Welche Möglichkeiten sieht nunMit-sicherlich für die Psychoanalyse in der Gegenwart? Hier kann man dem Autor ein gewisses Sendungsbewußtsein nicht absprechen. Er sieht in der Psychoanalyse jedenfalls mehr als eine Wissenschaft vom Menschen, die sich mit der Klärung beziehungsweise Heilung von Neurosen beschäftigt. Er fordert die Anwendung der Psychoanalyse grundsätzlich auch bei organischen Krankheiten, eine These die sicher mehr Aufmerksamkeit von Seiten der Stellen, die die Mittel für die Forschung vergeben, verdient. Hier ist noch einiges aufzuholen und insofern kann man Mitscherlichs Klagen, die Psychoanalyse habe sich als ernst zu nehmende Wissenschaft noch immer nicht durchgesetzt, Glauben schenken. Weiters sieht Mitscherlich in der Psychoanalyse eine der letzten Wissenschaften, die in einer Zeit der Verdinglichung, der Konzentration auf Sachbereiche, direkt vom Menschen ausgeht. In der Selbstbesinnung allein liege die Rettung, nicht nur vor Bedrohungen von außen (wie sie die atomare Gefahr darstellt), sondern auch vor Bedrohung von innen. In den durch eine konsequent angewandte Methodik der Psychoanalyse verstärkten Ichkräften sieht Mitscherlich die Chance, die Ohnmacht des einzelnen, die sich mit der Manipulierbarkeit aller Bereiche des Lebens ergibt, zu bewältigen. Damit ein Übergreifen neuerlicher emotionaler Aggressionen deren Anteil im Zusammenleben der Menschen nicht mehr bestritten wird, zu verhindern.
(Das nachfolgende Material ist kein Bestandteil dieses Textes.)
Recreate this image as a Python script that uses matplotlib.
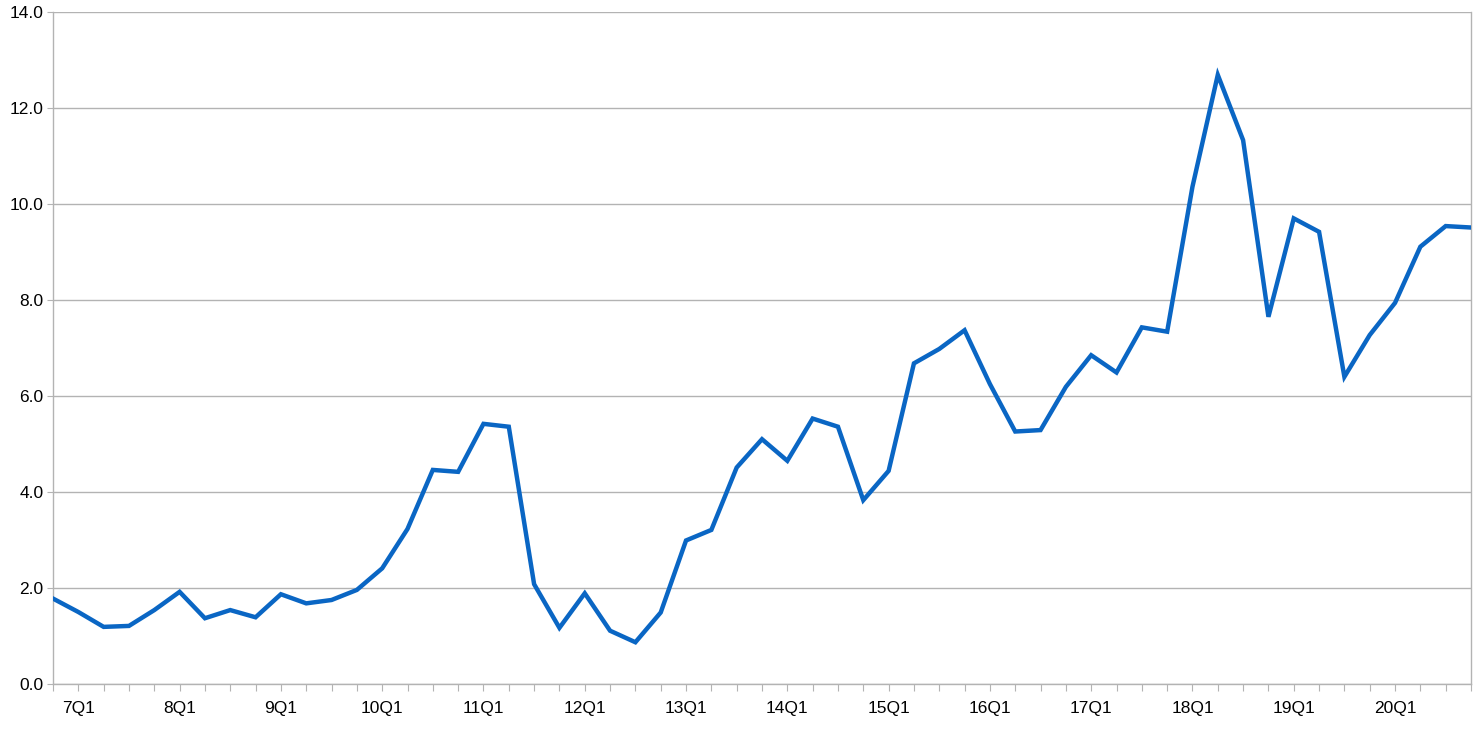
import matplotlib
matplotlib.use("Agg")
import matplotlib.pyplot as plt

quarters = ["6Q4"] + [f"{y}Q{q}" for y in range(7, 21) for q in range(1, 5)]
values = [1.78, 1.50, 1.19, 1.21, 1.54, 1.92, 1.37, 1.54, 1.39, 1.87,
          1.68, 1.75, 1.96, 2.41, 3.23, 4.46, 4.42, 5.42, 5.36, 2.08,
          1.17, 1.89, 1.11, 0.87, 1.49, 2.99, 3.21, 4.51, 5.10, 4.65,
          5.53, 5.36, 3.83, 4.44, 6.68, 6.98, 7.37, 6.25, 5.26, 5.29,
          6.19, 6.85, 6.49, 7.43, 7.34, 10.36, 12.69, 11.33, 7.65, 9.70,
          9.42, 6.40, 7.27, 7.94, 9.11, 9.54, 9.51]
yticks = [0, 2, 4, 6, 8, 10, 12, 14]

plt.rcParams['font.family'] = ['Liberation Sans', 'DejaVu Sans']

fig = plt.figure(figsize=(14.83, 7.30), dpi=100)
ax = fig.add_axes([53/1483, 1 - 684/730, (1471-53)/1483, (684-12)/730])

x = list(range(len(values)))
ax.plot(x, values, color='#0a66c4', linewidth=3.2, solid_joinstyle='miter', zorder=3)

ax.set_xlim(0, len(values) - 1)
ax.set_ylim(0, 14)
ax.set_yticks(yticks)
ax.set_yticklabels([f"{v:.1f}" for v in yticks], fontsize=12.5)
ax.set_xticks(x)
ax.set_xticklabels([q if q.endswith("Q1") else "" for q in quarters], fontsize=12.5)
ax.grid(axis='y', color='#b3b3b3', linewidth=1.0)
ax.set_axisbelow(True)
for s in ['left', 'bottom', 'right']:
    ax.spines[s].set_color('#b3b3b3')
    ax.spines[s].set_linewidth(1.0)
ax.spines['top'].set_visible(False)
ax.tick_params(axis='x', length=5, color='#b3b3b3', pad=7)
ax.tick_params(axis='y', length=4, color='#b3b3b3', pad=3)

fig.savefig("out.png", dpi=100)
Trotzdem hat der Autor bei allem Sendungsbewußtsein eines nicht außer Acht gelassen. Seit Freud seine Thesen aufstellte, hat sich die Welt in einem unglaublichen Tempo weiter verändert. Wir leben in einer Zeit der Enttabuisierung nicht nur des Geschlechtlichen, sondern aller Bereiche des menschlichen Lebens. Es wäre also im Moment Aufgabe der Psychoanalyse, wie Mitscherlich treffend formuliert, „die Konflikte die dem Individuum aus dem Abbau von Verboten erwachsen“, zu erforschen.

Denn zweifellos ist die Zeit für Neurosen, wie die steigende Selbstmordrate beweist, erst angebrochen. Die totale Entwertung aller Werte läßt die Sinnfrage des Daseins, die niemals zur Gänze verwischt oder verdrängt werden kann, in neuem Licht und drängender wieder erstehen.

Hier aber scheint es fast so, als würde der Krankheitserreger selbst den Ärztekittel anziehen und sich an der großen Zahl seiner zu behandelnden Patienten erfreuen. Im großen und ganzen scheint es im

Moment wichtig, Freud noch einmal zu entdecken, ihn vor Übertreibungen und Fehlinterpretationen abzuschirmen und zugleich etwas von der Bescheidenheit im Vertrauen auf die eigene Erkenntnis wieder zu gewinnen, die etwa ein Ausspruch Freuds am Ende seines Lebens dokumentiert: „Nach jahrzehntelangen Bemühungen erhebt sich das Problem für uns unangetastet wie am Anfang.“

Den Menschen unter dem Aspekt der Wahrheit zu sehen, dies scheint dem objektiven Betrachter einer der größten Verdienste der Psychoanalyse. Ihn zu heilen, ist ein frommer Wunsch, bringt aber die Wissenschaft in die Nähe der Ideologien, die dem Menschen bis jetzt noch nie genützt haben.

VERSUCH, DIE WELT BESSER ZU BESTEHEN. Fünf Plädoyers in Sachen Psychoanalyse von Alexander Mitscherlich, Bibliothek Suhr-kamp, 173 Seiten, DM 6.80.